Samedi soir, nous sommes donc allés à une exposition au Musée d’art contemporain de la tour Mori. Jun est assez peu familier avec l’art contemporain, mais il a visiblement apprécié. Beaucoup d’installations audiovisuelles. L’une d’elle, みち子さんの教会, l’église de Michiko, était une sorte de documentaire, agrémentée d’une narration extrêmement intime autours du personnage de Michiko, une vieille femme dont le mari a construit une petite église (en tôle ondulée) dans laquelle ils ont vécu près de 40 ans et où ils ont célébré des mariages. Le documentaire flirte entre fiction, réalité, on ne sait trop si on droit y croire, mais un incroyable sentiment de gentillesse traverse la vidéo. J’ai repensé à des films de Kawase Naomi, et je me demande si cette intimité, ces narrations en images ne sont pas une caractéristique de l’art japonais contemporain. Une performance aussi, avec l’artiste composant et recomposant l’espace en permanence, entre danse, théâtre et arts plastiques. De gigantesques sculptures mécaniques faites de haut-parleurs, platines, lampes, etc, et générant des rythmes à travers leurs mouvements, une sorte de contre-emploi de ces objets électriques et électroniques renvoyés à l’âge de la mécanique. C’était plutôt amusant. J’ai bien aimé également une longue narration en photos de Takamine Nozomu, un ancien du Dumb Type, la problématique des Coréens du Japon, son mariage, l’identité, le sentiment d’être minoritaire, d’être rattaché ou privé d’attaches, la place des attaches, le regard de l’autres. J’ai adoré une installation vidéo faite d’un trajet en automobile, de nuit, diffusée sur un mur d’écrans, avec une différence de quelques dixièmes de seconde d’un écran à l’autre, composant une sorte de mozaïque animée, le son, lui, composant une véritable symphonie de bruits ; l’effet de cette oeuvre est littéralement hypnotique.
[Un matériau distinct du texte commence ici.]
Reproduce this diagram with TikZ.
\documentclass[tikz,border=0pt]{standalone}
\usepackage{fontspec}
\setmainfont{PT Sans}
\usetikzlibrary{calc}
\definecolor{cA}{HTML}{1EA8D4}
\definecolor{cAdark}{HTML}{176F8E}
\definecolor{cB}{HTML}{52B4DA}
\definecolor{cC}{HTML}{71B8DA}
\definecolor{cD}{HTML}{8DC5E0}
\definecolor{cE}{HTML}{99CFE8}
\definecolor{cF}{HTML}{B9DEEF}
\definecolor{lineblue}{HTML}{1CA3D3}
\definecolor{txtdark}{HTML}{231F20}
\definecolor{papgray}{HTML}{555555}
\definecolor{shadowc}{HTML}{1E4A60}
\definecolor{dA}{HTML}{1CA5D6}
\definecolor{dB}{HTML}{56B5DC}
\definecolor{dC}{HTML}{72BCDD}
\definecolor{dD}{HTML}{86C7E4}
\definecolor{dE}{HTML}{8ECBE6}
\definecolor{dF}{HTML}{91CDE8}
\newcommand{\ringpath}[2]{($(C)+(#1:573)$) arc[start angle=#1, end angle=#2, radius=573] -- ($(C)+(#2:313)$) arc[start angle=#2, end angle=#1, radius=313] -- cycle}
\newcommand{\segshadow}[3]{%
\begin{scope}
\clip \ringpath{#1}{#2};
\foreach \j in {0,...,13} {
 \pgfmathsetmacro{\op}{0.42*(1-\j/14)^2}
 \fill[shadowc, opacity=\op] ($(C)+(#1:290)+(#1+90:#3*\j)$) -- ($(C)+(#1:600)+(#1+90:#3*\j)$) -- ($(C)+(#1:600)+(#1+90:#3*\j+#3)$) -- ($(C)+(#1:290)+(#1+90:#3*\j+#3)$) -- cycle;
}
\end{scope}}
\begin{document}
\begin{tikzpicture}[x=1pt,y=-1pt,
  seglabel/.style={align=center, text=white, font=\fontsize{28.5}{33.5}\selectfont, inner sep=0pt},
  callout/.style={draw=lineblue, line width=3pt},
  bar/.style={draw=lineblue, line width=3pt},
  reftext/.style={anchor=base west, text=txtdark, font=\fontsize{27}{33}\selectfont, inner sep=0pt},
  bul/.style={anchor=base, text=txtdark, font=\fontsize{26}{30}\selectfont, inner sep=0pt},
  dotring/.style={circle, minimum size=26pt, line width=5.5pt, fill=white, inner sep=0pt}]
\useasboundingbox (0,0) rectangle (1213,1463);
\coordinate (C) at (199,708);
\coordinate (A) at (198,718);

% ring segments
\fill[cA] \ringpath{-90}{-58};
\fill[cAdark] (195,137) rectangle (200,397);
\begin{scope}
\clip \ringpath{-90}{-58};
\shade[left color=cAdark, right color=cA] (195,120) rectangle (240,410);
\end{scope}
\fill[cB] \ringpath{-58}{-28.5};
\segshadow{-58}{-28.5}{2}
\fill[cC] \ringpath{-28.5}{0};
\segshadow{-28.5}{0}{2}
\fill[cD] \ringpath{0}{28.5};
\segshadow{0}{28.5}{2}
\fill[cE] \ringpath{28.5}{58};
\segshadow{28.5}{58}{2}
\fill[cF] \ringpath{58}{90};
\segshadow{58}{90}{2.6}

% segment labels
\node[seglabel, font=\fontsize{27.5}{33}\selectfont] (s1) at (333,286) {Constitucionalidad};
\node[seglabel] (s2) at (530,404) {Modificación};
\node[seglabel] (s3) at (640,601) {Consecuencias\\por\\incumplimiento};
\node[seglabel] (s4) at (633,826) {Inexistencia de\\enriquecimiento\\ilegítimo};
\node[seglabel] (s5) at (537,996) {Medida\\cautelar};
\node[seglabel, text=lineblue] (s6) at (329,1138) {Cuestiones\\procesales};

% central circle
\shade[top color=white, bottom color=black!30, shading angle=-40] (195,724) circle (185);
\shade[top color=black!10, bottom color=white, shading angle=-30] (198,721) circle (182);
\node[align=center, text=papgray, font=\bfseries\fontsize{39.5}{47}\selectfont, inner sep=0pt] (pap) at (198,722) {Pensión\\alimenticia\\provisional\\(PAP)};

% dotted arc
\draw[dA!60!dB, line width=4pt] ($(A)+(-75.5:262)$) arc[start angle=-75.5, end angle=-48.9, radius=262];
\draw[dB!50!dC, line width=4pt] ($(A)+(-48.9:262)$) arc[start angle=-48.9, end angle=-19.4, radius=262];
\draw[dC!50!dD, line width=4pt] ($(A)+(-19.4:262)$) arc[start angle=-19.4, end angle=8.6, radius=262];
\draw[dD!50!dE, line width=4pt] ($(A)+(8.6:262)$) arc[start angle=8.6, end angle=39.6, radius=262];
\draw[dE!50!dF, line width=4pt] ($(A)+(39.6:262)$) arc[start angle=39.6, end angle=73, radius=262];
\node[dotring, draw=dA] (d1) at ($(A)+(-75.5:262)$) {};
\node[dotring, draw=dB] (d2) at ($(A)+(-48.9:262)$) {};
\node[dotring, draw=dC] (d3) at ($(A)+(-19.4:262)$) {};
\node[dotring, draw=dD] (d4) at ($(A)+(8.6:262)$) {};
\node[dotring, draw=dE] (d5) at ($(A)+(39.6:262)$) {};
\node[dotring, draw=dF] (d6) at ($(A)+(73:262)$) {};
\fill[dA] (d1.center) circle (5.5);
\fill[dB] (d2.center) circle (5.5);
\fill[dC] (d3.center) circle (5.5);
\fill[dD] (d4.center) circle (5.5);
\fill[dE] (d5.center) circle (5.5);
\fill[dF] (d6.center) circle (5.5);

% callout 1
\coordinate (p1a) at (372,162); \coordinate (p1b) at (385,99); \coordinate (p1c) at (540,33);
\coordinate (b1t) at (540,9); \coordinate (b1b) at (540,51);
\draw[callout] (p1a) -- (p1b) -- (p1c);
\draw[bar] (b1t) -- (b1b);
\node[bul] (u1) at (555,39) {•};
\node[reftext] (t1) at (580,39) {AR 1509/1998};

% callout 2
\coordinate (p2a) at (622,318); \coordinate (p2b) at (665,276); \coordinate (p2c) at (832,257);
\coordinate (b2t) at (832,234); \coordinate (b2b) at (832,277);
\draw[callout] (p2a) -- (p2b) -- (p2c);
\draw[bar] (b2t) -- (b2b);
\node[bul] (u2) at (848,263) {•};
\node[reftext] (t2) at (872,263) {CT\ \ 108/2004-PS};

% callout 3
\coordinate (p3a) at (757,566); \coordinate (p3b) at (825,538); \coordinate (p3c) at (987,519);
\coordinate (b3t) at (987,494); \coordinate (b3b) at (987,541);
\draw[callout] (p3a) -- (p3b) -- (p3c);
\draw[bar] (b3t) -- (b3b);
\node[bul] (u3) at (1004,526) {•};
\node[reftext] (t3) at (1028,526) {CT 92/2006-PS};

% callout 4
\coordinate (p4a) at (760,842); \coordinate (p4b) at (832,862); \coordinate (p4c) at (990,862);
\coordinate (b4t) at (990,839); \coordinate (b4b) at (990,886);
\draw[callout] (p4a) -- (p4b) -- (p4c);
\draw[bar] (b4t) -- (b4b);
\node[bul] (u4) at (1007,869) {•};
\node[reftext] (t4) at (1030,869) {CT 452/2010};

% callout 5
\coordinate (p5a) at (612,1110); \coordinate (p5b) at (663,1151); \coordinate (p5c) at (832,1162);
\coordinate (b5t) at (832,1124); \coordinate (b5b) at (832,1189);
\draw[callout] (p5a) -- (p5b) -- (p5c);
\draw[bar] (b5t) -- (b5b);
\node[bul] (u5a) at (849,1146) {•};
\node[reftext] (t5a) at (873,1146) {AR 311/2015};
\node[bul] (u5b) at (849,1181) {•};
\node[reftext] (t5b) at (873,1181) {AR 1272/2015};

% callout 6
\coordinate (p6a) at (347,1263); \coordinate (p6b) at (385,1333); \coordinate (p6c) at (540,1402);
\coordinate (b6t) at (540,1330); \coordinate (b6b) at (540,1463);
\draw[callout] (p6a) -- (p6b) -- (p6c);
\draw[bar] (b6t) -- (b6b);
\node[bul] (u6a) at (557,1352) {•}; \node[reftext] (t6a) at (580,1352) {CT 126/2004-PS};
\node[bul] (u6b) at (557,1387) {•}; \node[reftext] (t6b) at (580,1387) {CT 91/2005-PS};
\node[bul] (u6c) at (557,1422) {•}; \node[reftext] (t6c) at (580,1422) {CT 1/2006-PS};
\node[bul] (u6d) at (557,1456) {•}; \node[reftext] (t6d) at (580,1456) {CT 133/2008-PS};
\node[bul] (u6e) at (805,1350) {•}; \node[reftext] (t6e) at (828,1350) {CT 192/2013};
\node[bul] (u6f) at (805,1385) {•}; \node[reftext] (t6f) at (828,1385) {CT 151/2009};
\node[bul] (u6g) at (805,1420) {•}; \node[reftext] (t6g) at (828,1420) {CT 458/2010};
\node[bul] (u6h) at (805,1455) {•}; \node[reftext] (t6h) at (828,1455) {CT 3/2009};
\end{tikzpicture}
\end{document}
Cette exposition était intéressante mais il y manquait quelque chose ; tout y était comme une sorte de méga-galerie d’art. Je sais bien que l’art contemporain n’a rien d’homogène, loin de là. Mais il manquait quelque chose, un liant, qui aurait pu rendre l’expérience plus vivante. Beaucoup de ces oeuvres étaient là, simple constat de la création japonaise. J’ai toujours ce problème avec l’art contemporain : il est une fantastique invitation à s’emparer du monde, et il est présenté dans des espaces morts où il est interdit de se servir des oeuvres, de les toucher et même de les approcher. Je me souviens, une fois, d’une discussion à ce sujet avec une employée, à Beaubourg. Je comprends bien, que l’oeuvre va s’abîmer si tout le monde la manipule ; mais pourquoi une oeuvre ne devrait-elle pas subir le temps, l’usure ? Privée de tout contact, elle pourrait être aussi bien remplacée par une expérience interactive en 3D sur ordinateur ou sur internet. Enfin, l’exposition m’a permis de rentrer dans le week-end en douceur.
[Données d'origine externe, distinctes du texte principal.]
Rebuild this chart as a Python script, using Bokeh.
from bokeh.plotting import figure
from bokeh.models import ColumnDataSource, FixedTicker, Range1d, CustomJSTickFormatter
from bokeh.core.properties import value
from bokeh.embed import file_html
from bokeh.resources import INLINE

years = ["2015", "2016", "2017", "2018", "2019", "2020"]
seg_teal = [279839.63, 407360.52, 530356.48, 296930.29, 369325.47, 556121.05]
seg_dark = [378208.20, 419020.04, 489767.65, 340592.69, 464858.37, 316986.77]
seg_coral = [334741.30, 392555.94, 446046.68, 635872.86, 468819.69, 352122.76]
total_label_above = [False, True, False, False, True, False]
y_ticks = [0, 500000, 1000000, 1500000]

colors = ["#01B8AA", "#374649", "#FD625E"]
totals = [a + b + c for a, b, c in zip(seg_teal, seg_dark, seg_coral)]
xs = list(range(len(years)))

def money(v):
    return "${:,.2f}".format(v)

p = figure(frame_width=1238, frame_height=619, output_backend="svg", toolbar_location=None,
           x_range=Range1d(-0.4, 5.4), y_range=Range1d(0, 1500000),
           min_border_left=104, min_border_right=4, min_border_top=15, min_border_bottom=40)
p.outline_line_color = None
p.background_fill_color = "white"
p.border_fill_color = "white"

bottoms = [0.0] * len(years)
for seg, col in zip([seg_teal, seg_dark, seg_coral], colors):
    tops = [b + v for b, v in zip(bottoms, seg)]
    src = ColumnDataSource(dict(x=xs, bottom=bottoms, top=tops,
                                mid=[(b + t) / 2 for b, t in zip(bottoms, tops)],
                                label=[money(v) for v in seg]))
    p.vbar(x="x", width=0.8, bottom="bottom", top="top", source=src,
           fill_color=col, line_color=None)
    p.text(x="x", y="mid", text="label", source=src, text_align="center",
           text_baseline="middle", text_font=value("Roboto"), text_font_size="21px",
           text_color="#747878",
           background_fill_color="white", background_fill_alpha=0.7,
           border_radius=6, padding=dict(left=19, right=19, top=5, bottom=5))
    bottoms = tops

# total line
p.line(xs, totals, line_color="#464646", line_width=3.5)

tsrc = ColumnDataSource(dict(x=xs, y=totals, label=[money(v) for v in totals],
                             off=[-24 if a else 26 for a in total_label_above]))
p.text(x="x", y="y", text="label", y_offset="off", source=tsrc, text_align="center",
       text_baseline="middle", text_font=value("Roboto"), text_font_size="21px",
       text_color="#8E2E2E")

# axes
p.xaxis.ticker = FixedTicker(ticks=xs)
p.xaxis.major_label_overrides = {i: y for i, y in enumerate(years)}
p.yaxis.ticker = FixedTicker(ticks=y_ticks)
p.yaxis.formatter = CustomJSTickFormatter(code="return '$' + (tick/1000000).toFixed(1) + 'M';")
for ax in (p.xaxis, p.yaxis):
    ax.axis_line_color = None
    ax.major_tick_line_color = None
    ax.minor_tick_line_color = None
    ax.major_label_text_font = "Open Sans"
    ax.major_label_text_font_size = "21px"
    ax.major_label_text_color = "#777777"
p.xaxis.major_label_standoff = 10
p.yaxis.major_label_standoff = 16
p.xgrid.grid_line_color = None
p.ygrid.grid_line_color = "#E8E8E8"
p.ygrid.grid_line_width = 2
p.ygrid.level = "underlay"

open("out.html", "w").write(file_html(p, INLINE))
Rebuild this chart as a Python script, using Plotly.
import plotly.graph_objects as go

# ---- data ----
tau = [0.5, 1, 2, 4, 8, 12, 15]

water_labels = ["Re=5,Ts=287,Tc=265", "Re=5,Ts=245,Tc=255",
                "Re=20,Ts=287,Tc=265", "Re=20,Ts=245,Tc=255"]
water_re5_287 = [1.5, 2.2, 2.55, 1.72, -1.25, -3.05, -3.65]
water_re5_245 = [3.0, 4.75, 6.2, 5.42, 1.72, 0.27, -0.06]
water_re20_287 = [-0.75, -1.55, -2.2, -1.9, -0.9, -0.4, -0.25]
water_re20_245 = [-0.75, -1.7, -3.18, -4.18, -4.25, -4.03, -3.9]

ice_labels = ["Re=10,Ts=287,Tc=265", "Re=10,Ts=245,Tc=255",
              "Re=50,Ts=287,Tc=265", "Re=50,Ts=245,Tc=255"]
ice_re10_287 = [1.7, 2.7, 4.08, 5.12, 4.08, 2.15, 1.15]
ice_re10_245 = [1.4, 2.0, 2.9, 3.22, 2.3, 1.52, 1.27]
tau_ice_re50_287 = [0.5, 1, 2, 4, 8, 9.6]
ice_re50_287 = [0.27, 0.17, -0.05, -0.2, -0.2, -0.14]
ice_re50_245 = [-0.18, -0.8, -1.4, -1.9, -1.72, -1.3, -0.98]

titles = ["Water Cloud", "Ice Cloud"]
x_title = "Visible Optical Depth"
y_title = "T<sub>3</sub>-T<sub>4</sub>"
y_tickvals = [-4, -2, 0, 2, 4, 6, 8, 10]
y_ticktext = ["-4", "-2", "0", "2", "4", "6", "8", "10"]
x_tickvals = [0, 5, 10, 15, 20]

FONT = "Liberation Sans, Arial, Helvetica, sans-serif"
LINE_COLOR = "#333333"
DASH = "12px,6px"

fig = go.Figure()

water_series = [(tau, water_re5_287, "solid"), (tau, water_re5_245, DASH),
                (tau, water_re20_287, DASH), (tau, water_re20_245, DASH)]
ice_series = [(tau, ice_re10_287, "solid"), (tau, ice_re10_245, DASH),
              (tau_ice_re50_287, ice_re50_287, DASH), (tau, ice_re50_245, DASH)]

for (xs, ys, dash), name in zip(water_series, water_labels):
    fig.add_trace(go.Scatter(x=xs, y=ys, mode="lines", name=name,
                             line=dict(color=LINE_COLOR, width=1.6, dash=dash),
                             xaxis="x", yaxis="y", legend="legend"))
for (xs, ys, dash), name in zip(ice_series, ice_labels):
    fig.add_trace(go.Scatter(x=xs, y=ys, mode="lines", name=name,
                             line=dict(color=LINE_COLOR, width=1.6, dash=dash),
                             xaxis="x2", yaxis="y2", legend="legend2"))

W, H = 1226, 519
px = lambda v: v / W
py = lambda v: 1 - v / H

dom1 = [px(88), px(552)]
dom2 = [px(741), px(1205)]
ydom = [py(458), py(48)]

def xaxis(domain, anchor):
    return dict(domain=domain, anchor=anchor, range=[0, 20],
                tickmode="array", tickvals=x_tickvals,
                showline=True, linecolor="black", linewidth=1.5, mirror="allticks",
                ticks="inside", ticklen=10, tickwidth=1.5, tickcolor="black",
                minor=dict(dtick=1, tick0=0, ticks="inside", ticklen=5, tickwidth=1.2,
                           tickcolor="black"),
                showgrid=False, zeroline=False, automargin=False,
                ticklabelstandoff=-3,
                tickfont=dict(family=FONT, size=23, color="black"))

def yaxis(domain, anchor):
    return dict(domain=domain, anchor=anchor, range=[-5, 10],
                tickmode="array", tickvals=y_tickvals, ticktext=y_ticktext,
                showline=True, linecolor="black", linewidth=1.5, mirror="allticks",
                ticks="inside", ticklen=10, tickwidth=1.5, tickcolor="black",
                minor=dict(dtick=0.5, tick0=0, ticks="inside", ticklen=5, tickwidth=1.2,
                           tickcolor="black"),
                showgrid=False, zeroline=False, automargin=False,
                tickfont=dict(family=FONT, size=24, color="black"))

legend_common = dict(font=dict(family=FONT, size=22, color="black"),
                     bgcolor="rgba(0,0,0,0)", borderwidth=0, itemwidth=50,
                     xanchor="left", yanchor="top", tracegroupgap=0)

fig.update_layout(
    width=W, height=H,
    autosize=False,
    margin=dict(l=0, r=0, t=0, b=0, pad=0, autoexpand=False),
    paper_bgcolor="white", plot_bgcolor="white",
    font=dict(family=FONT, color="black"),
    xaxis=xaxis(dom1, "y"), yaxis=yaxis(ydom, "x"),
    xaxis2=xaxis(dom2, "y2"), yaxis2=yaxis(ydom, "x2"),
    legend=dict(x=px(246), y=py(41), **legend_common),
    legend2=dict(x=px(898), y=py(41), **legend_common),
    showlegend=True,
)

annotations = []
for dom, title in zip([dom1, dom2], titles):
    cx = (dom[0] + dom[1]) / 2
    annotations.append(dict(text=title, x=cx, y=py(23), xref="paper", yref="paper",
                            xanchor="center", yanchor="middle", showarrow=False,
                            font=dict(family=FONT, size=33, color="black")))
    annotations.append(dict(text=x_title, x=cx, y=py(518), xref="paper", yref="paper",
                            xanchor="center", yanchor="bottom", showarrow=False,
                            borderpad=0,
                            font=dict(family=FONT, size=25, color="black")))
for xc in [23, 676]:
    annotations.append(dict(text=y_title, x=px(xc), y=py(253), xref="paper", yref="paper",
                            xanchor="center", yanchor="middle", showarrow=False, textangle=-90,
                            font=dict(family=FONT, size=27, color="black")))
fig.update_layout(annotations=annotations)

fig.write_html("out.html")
Dimanche, une traditionnelle promenade dans l’est de Tôkyô, de Kiba à Nihonbashi en passant par Kyosumi, la Sumida… Il faisait très chaud mais c’était agréable. Le soir, j’ai préparé la cuisine. Nous avons regardé le dernier épisode de la saison 4 de The L World. Je sais, on retarde… Dans l’est, on trouve de plus en plus de restaurants et cafés, izakaya, mais aussi de boutiques de vêtements, accessoires, de style « Showa. » Ainsi, la photo en ouverture de ce billet, c’est une pancarte publicitaire qui trône en devanture d’un restaurant dans le quartier de Ningyôchô. Avec Jun, nous appelons cela « bobo » parce que c’est un retournement des styles, une amour du vieux recomposé qui fait vraiment penser à l’est Parisien vers 1990 / 1995. J’aime bien, et décidément, si l’ouest de la ville ne m’inspire guère et si Roppongi m’insupporte, c’est résolument à l’est que je me sens chez moi, au milieu des vieilles maisons bancales, des plantes vertes qui bordent les routes, dans ces quadrillages de rues soit parallèles soit perpendiculaires où l’on croise des chats qui avancent pépères, avec l’odeur des temples qui domine en fond le dimanche. Des rues pleines d’esprit et d’histoire.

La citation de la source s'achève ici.